## [WORK TO BE COMPLETED]
Print the data exactly as it is given, please.

◆ ◆ ◆ ◆ ◆

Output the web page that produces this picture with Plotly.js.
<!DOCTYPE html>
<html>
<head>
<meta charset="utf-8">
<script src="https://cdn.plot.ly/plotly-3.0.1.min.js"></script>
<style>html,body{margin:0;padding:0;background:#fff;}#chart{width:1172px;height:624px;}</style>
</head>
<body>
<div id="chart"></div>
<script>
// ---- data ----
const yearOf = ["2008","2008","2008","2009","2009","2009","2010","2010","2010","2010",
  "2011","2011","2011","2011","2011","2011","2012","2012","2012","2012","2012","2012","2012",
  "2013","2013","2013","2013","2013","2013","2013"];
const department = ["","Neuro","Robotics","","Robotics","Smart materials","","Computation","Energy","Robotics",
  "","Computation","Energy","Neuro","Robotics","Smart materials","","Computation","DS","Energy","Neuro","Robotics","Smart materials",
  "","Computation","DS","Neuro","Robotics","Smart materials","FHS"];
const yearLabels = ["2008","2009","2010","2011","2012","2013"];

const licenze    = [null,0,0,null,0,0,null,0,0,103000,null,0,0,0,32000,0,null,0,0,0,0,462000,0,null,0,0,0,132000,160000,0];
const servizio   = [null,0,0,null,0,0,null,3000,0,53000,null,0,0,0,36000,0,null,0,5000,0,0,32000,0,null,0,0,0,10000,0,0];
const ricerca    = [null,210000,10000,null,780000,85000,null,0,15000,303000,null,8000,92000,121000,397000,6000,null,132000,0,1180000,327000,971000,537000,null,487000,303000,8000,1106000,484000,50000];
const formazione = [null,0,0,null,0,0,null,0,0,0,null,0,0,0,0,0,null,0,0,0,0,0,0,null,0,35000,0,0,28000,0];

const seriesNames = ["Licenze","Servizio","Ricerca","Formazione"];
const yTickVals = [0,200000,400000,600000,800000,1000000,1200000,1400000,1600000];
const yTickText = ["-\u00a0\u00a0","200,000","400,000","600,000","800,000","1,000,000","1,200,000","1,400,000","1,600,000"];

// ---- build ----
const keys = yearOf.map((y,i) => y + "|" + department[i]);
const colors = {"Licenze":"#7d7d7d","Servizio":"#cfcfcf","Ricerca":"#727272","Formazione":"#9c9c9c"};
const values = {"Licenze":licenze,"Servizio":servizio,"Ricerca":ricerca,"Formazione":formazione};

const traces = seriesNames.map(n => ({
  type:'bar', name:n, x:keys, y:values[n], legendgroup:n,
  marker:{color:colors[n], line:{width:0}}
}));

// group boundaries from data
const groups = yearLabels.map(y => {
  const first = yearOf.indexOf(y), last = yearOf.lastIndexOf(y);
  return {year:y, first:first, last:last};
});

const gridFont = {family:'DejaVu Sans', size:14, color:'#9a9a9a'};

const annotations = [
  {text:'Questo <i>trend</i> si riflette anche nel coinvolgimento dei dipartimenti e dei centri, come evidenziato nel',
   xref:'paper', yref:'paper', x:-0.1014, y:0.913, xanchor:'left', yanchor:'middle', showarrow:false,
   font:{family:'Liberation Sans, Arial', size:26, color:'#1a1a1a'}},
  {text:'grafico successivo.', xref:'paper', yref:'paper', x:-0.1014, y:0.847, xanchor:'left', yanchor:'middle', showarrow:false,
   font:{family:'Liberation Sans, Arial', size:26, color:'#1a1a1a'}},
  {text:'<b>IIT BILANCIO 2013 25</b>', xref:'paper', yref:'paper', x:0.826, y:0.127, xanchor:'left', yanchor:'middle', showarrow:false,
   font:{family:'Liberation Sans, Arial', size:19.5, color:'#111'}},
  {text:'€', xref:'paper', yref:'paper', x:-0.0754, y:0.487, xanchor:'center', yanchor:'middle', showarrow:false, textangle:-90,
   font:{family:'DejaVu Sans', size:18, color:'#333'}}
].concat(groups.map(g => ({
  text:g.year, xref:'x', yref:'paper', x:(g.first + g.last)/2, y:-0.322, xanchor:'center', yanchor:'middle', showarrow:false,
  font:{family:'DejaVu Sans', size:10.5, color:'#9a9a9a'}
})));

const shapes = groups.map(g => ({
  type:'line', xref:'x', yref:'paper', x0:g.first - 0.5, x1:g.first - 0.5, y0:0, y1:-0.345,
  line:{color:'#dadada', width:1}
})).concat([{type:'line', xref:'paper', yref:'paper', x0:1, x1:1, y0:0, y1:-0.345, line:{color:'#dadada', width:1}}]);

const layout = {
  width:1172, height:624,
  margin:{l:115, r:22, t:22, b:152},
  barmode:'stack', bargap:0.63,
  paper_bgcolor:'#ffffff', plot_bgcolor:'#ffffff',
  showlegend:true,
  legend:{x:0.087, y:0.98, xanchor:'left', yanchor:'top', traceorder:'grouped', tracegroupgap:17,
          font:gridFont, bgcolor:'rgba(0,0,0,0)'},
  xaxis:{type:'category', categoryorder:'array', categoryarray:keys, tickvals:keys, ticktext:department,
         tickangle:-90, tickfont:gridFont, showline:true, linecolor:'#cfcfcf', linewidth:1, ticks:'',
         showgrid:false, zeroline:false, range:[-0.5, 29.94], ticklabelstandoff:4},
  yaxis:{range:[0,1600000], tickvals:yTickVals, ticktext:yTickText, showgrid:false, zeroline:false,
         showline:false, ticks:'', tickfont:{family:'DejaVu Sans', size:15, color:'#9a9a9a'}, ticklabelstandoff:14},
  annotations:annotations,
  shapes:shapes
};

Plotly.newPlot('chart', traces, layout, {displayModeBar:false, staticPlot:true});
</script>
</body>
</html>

◆ ◆ ◆ ◆ ◆

## [ANSWER BELOW]
Output the web page that produces this picture with Plotly.js.
<!DOCTYPE html>
<html>
<head>
<meta charset="utf-8">
<script src="https://cdn.plot.ly/plotly-3.0.1.min.js"></script>
<style>html,body{margin:0;padding:0;background:#fff;}#chart{width:1172px;height:624px;}</style>
</head>
<body>
<div id="chart"></div>
<script>
// ---- data ----
const yearOf = ["2008","2008","2008","2009","2009","2009","2010","2010","2010","2010",
  "2011","2011","2011","2011","2011","2011","2012","2012","2012","2012","2012","2012","2012",
  "2013","2013","2013","2013","2013","2013","2013"];
const department = ["","Neuro","Robotics","","Robotics","Smart materials","","Computation","Energy","Robotics",
  "","Computation","Energy","Neuro","Robotics","Smart materials","","Computation","DS","Energy","Neuro","Robotics","Smart materials",
  "","Computation","DS","Neuro","Robotics","Smart materials","FHS"];
const yearLabels = ["2008","2009","2010","2011","2012","2013"];

const licenze    = [null,0,0,null,0,0,null,0,0,103000,null,0,0,0,32000,0,null,0,0,0,0,462000,0,null,0,0,0,132000,160000,0];
const servizio   = [null,0,0,null,0,0,null,3000,0,53000,null,0,0,0,36000,0,null,0,5000,0,0,32000,0,null,0,0,0,10000,0,0];
const ricerca    = [null,210000,10000,null,780000,85000,null,0,15000,303000,null,8000,92000,121000,397000,6000,null,132000,0,1180000,327000,971000,537000,null,487000,303000,8000,1106000,484000,50000];
const formazione = [null,0,0,null,0,0,null,0,0,0,null,0,0,0,0,0,null,0,0,0,0,0,0,null,0,35000,0,0,28000,0];

const seriesNames = ["Licenze","Servizio","Ricerca","Formazione"];
const yTickVals = [0,200000,400000,600000,800000,1000000,1200000,1400000,1600000];
const yTickText = ["-\u00a0\u00a0","200,000","400,000","600,000","800,000","1,000,000","1,200,000","1,400,000","1,600,000"];

// ---- build ----
const keys = yearOf.map((y,i) => y + "|" + department[i]);
const colors = {"Licenze":"#7d7d7d","Servizio":"#cfcfcf","Ricerca":"#727272","Formazione":"#9c9c9c"};
const values = {"Licenze":licenze,"Servizio":servizio,"Ricerca":ricerca,"Formazione":formazione};

const traces = seriesNames.map(n => ({
  type:'bar', name:n, x:keys, y:values[n], legendgroup:n,
  marker:{color:colors[n], line:{width:0}}
}));

// group boundaries from data
const groups = yearLabels.map(y => {
  const first = yearOf.indexOf(y), last = yearOf.lastIndexOf(y);
  return {year:y, first:first, last:last};
});

const gridFont = {family:'DejaVu Sans', size:14, color:'#9a9a9a'};

const annotations = [
  {text:'Questo <i>trend</i> si riflette anche nel coinvolgimento dei dipartimenti e dei centri, come evidenziato nel',
   xref:'paper', yref:'paper', x:-0.1014, y:0.913, xanchor:'left', yanchor:'middle', showarrow:false,
   font:{family:'Liberation Sans, Arial', size:26, color:'#1a1a1a'}},
  {text:'grafico successivo.', xref:'paper', yref:'paper', x:-0.1014, y:0.847, xanchor:'left', yanchor:'middle', showarrow:false,
   font:{family:'Liberation Sans, Arial', size:26, color:'#1a1a1a'}},
  {text:'<b>IIT BILANCIO 2013 25</b>', xref:'paper', yref:'paper', x:0.826, y:0.127, xanchor:'left', yanchor:'middle', showarrow:false,
   font:{family:'Liberation Sans, Arial', size:19.5, color:'#111'}},
  {text:'€', xref:'paper', yref:'paper', x:-0.0754, y:0.487, xanchor:'center', yanchor:'middle', showarrow:false, textangle:-90,
   font:{family:'DejaVu Sans', size:18, color:'#333'}}
].concat(groups.map(g => ({
  text:g.year, xref:'x', yref:'paper', x:(g.first + g.last)/2, y:-0.322, xanchor:'center', yanchor:'middle', showarrow:false,
  font:{family:'DejaVu Sans', size:10.5, color:'#9a9a9a'}
})));

const shapes = groups.map(g => ({
  type:'line', xref:'x', yref:'paper', x0:g.first - 0.5, x1:g.first - 0.5, y0:0, y1:-0.345,
  line:{color:'#dadada', width:1}
})).concat([{type:'line', xref:'paper', yref:'paper', x0:1, x1:1, y0:0, y1:-0.345, line:{color:'#dadada', width:1}}]);

const layout = {
  width:1172, height:624,
  margin:{l:115, r:22, t:22, b:152},
  barmode:'stack', bargap:0.63,
  paper_bgcolor:'#ffffff', plot_bgcolor:'#ffffff',
  showlegend:true,
  legend:{x:0.087, y:0.98, xanchor:'left', yanchor:'top', traceorder:'grouped', tracegroupgap:17,
          font:gridFont, bgcolor:'rgba(0,0,0,0)'},
  xaxis:{type:'category', categoryorder:'array', categoryarray:keys, tickvals:keys, ticktext:department,
         tickangle:-90, tickfont:gridFont, showline:true, linecolor:'#cfcfcf', linewidth:1, ticks:'',
         showgrid:false, zeroline:false, range:[-0.5, 29.94], ticklabelstandoff:4},
  yaxis:{range:[0,1600000], tickvals:yTickVals, ticktext:yTickText, showgrid:false, zeroline:false,
         showline:false, ticks:'', tickfont:{family:'DejaVu Sans', size:15, color:'#9a9a9a'}, ticklabelstandoff:14},
  annotations:annotations,
  shapes:shapes
};

Plotly.newPlot('chart', traces, layout, {displayModeBar:false, staticPlot:true});
</script>
</body>
</html>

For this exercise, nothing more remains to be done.